Accordingly, to account for this “jitter,” most applications employ a buffer. A buffer loads incoming packets or frames to allow the receiver to retrieve and play the packets or frames at a uniform rate. The number of frames or packets in the buffer can fluctuate up and down with the network jitter. As long as the buffer never empties or overflows, the receiver will be able to play at its uniform rate, without audio disturbances. This buffering technique exists in most real-time media systems that receive audio or video from a network.
The buffer, however, cannot account for inconsistent sender transmission rate and receiver playback rate (or buffer output rate). In traditional digital telephony systems, a master clock synchronizes end points to ensure that the D/A and A/D converters at both ends operate at identical sampling rates. Identical sampling rates ensure that, on average, the data transmission rate will equal the receiver output rate. In contrast, in IP Telephony, no master clock exists to synchronize the sampling rates. In VoIP systems, it is common to employ personal computers, or similar hardware, with sound cards that have inaccurate sampling rates. Sound cards set at 8000 samples per second, for example, can actually have sampling rates that vary between 7948 and 8130 samples per second. For PC-based VoIP and videoconferencing systems, the clocks are not necessarily accurate enough to guarantee identical sampling rates. As a result, a receiver that operates at a slightly higher sampling rate will playback data faster than the sender transmits the data, ultimately emptying the buffer and requiring the receiver to play periods of “silence.” A receiver that operates at a slightly lower sampling rate will play data slower than the sender transmits the data. With the receiver steadily falling behind, the data will ultimately overwhelm the buffer, requiring the receiver to “discard” periods of playback data (frames or packets).
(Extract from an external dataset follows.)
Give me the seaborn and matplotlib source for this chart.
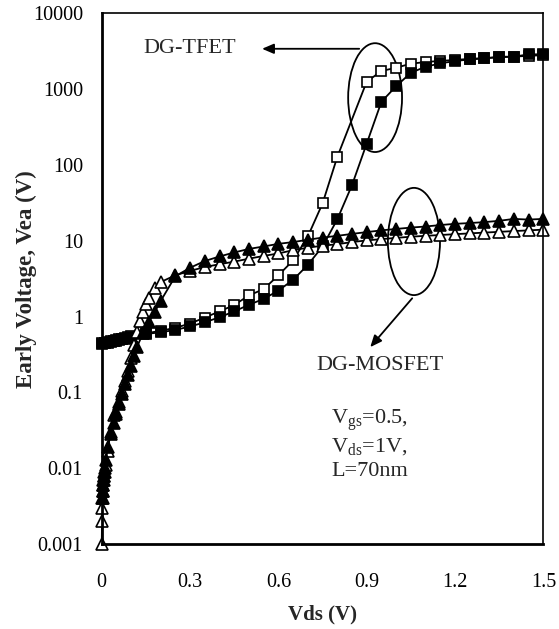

Increasing the buffer size fails to remedy the problem because the concomitant delay between transmission and actual playback becomes unacceptable for real-time audio transmission.
A common solution is to insert “silent” periods when the buffer approaches depletion and to remove “silent” periods when the buffer approaches capacity. This solution has numerous flaws. From a hardware perspective, problems include detecting periods of silence and handling the requisite additional processing. From a user perspective, any inserting or deleting “silent” periods degrades the conversation, as no true periods of silence exist in VoIP applications. Therein lies the rub: the inherent difference between the human eye and ear. While a video frame may be left on display a split second longer than the next frame without human detection, a tone cannot simply be left playing. Accordingly, the prior art focuses on inserting sound periods or removing sound periods, seemingly the only suitable way to manipulate the flow rate of audio data in a real-time environment. See, e.g., U.S. Pat. No. 6,658,027 (“Jitter Buffer Management”).
The forgoing illustrates that during real-time audio transmission over a network a need exists to continually monitor the buffer and adjust the playback rate of a receiver to account for variances in sampling rates among transmitters and receivers.